Why is UML so aggressive about Madhesh?

The party seems to be going after the Pahade vote, at the cost of the Madheshis’.


Onlinekhabar Commentary

A few days ago week when leaders of major political parties met Madheshi leaders in Baluwatar, there was hope that an agreement would be reached, and the Madheshi movement, which has crippled public life for more than four months, would come to an end. Second-rung leaders of the ruling alliance, Nepali Congress (the main opposition), and the Madheshi Morcha had negotiated an amendment to constitution that would be acceptable to all sides, and a deal to set up a ‘political mechanism’ to resolve issues related to delineation of provinces.

But when the Baluwatar meeting ended, it emerged that the meeting further polarised the parties. Prime Minister KP Oli had apparently ‘lost his cool’, and everything was back to square one.

The incident adds weight to analysts who believe that in matters related to the Madhesh, the UML leadership has adopted a policy of aggression.

UML Leaders

So why is the UML so reluctant to reach a settlement with the Madhesh-centric political parties?

Onlinekhabar looked for answers in the number of seats the party has won in eight districts of Province No. 2, during the last five elections. The figures show that the party has never had a commanding influence over the electorate in the districts that are now under Province No. 2. But even without significant wins in the eight districts, the communist party was neck and neck with Nepali Congress, thanks to UML’s strong base in the hills.

Until the recent past, the eight districts were considered Congress’ forte. During the first Constituent Assembly election, which took place after the first Madhesh movement, it was the Nepali Congress which had to bear heavy losses as it conceded seats to Madhesh-based parties and the Maoists. Ever since that, the Nepali Congress is looking for ways to make inroads into the Madhesh again. Analysts say this could be one of the reasons that the Nepali Congress insisted that the constitution amendment it tabled in Parliament when Sushil Koirala was Prime Minister be passed.
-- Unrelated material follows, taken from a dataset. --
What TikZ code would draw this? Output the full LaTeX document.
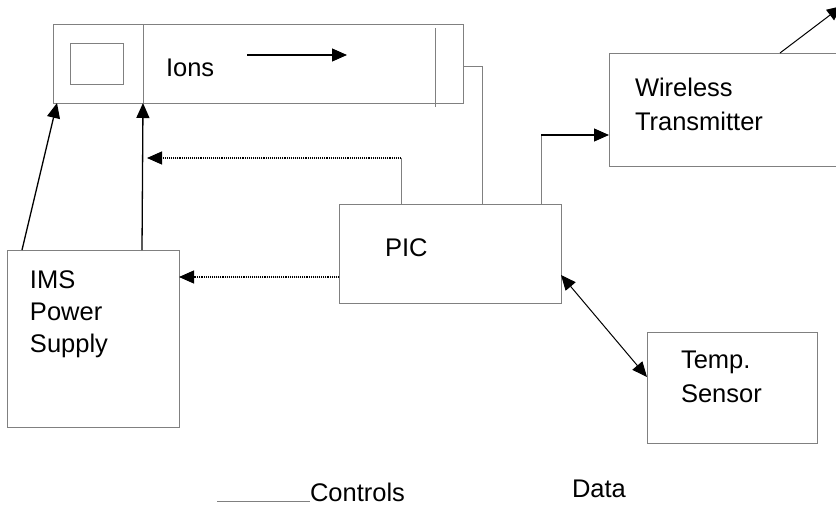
\documentclass[tikz,border=0pt]{standalone}
\usepackage{fontspec}
\setmainfont{Liberation Sans}
\usetikzlibrary{arrows.meta,calc}
\definecolor{boxgray}{RGB}{128,128,128}
\tikzset{
  box/.style={draw=boxgray, line width=1pt, rectangle, inner sep=0pt, outer sep=0pt},
  lbl/.style={anchor=base west, inner sep=0pt, outer sep=0pt, font=\fontsize{25.5}{30}\selectfont},
  arr/.style={-{Triangle[length=15pt,width=13pt]}, line width=1.1pt, black},
  dblarr/.style={{Triangle[length=15pt,width=13pt]}-{Triangle[length=15pt,width=13pt]}, line width=1pt, black},
  dotarr/.style={-{Triangle[length=15pt,width=13pt]}, line width=1.1pt, black, densely dotted},
  grayline/.style={draw=boxgray, line width=1pt},
}
\begin{document}
\begin{tikzpicture}[x=1pt,y=-1pt]
\useasboundingbox (0,0) rectangle (836,504);
% boxes
\node[box, minimum width=410pt, minimum height=79pt] (cell) at (258,63.5) {};
\node[box, minimum width=53pt, minimum height=41pt] (src) at (96.5,63.5) {};
\coordinate (divtop) at (143,24);
\coordinate (divbot) at (143,103);
\draw[grayline] (divtop) -- (divbot);
\coordinate (dettop) at (435,28);
\coordinate (detbot) at (435,107);
\draw[grayline] (dettop) -- (detbot);
\node[box, minimum width=222pt, minimum height=99pt] (pic) at (450,253.5) {};
\node[box, minimum width=172pt, minimum height=177pt] (ims) at (93,338.5) {};
\node[box, minimum width=236pt, minimum height=113pt] (wt) at (727,109.5) {};
\node[box, minimum width=170pt, minimum height=111pt] (temp) at (732,387.5) {};
% texts
\node[lbl] (tions) at (166,76) {Ions};
\node[lbl] (tpic) at (385,256) {PIC};
\node[lbl] (tims1) at (30,288) {IMS};
\node[lbl] (tims2) at (30,320) {Power};
\node[lbl] (tims3) at (30,352) {Supply};
\node[lbl] (twt1) at (635,96) {Wireless};
\node[lbl] (twt2) at (635,130) {Transmitter};
\node[lbl] (tt1) at (681,368) {Temp.};
\node[lbl] (tt2) at (681,402) {Sensor};
\node[lbl] (tctl) at (310,501) {Controls};
\node[lbl] (tdata) at (572,497) {Data};
% ion arrow
\coordinate (ia) at (247,55);
\coordinate (ib) at (347,55);
\draw[arr] (ia) -- (ib);
% IMS to cell
\draw[arr, line width=1.3pt] ($(ims.north west)+(15,0)$) -- ($(cell.south west)+(4,0)$);
\draw[arr, line width=1.3pt] ($(ims.north west)+(135,0)$) -- ($(cell.south west)+(90,0)$);
% dotted controls
\coordinate (d1) at (401,158);
\coordinate (d1e) at (147,158);
\draw[grayline] ($(pic.north west)+(62,0)$) -- (d1);
\draw[dotarr] (d1) -- (d1e);
\draw[dotarr] ($(pic.north west)+(0,73)$) -- ($(ims.north east)+(0,27)$);
% cell to PIC
\coordinate (c1) at (482,66);
\draw[grayline] ($(cell.north east)+(0,42)$) -- (c1) -- ($(pic.north west)+(143,0)$);
% PIC to WT
\coordinate (w1) at (541,135);
\draw[grayline] ($(pic.north west)+(202,0)$) -- (w1);
\draw[arr] (w1) -- (wt.west |- w1);
% WT antenna
\coordinate (ant) at (842,6);
\draw[arr, line width=1pt] ($(wt.north west)+(171,0)$) -- (ant);
% PIC <-> Temp
\draw[dblarr] ($(pic.south east)+(0,-28)$) -- ($(temp.north west)+(0,45)$);
% legend
\coordinate (l1) at (217,501);
\draw[grayline] (l1) -- (tctl.base west);
\end{tikzpicture}
\end{document}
UML’s election scorecard over the years

The figures show that that party has never had a commanding influence over the electorate in the districts that are now under Province No. 2.

UML’s record in the Madhesh (Province No.2 ) has been patchy. During the first election in the post-Panchayat era, Nepali Congress emerged as the major force in the eight districts. During the 1990 election, UML could only win five out of the 33 seats allotted for the region. The party could not win a single seat in Siraha, Dhanusa, Mahottari, Sarlahi, and Parsa.

During the second election in 1994, there was a nationwide wave in favour of UML. This wave helped the party emerge as the biggest party in Parliament (and it ran a minority government for nine month), the party could not win a single seat in Parsa, Mahottarai, and even in Rautahat (Madhav Nepal’s home district). During the 1999 election, UML won 10 seats (two seats more than what it had won in the previous election) in the Madhesh.

Then came the CA elections

After the end of the decade-long conflict and the first Madhesh movement, political parties in Nepal prepared for the first Constituent Assembly election in 2008, and by then the number of constituencies in the 8 districts had been increased to 48 from 33.

UML is too clever a party not to have thought this out well.

Traditionally, UML’s contest in the eight districts was with Nepali Congress, but with the addition of Madheshi parties and the Maoists (both carried the agenda of a ‘revolution’), UML was shook to the core. UML won only five seats. During the second CA election in 2013, UML picked itself up and campaigned aggressively in the region. As a result, the number of seats it won the region shot up to record 14.

Whither the UML influencers?

Many UML leaders who were the party’s main influencers in the region have quit. Jaya Krishna Goit is now part of an armed outfit; Jitendre Dev is with the Madheshi Morcha, and Ram Chandra Jha with Bhattarai’s Naya Shakti. Salim Miya Anasari, a prominent figure in the UML ranks, is also no longer associated with the party.

Carefully thought-out policy
Analysts believe that the policy is guided by the party’s election strategy. It is clear that it wants to curry favour with the Pahade community in the Madhesh. But the party is treading on a perilous path, and it might ultimately lead to the disillusionment of the Madheshi leaders within the party.

How eight districts will influence results in 75

2_pardesh (1)

If the party continues its policy, it is likely to receive a setback in the election. Its stand on the eight districts will have an impact on the party’s prospects nationwide. When going for Pahade support, UML will lose out on the Madheshi vote, which is going to be crucial under the proportional system.

Similarly a policy of taking a tough stand on rights of the indigenous people and the Madheshis will backfire on the UML as Tharus and Madheshi live outside the eight districts.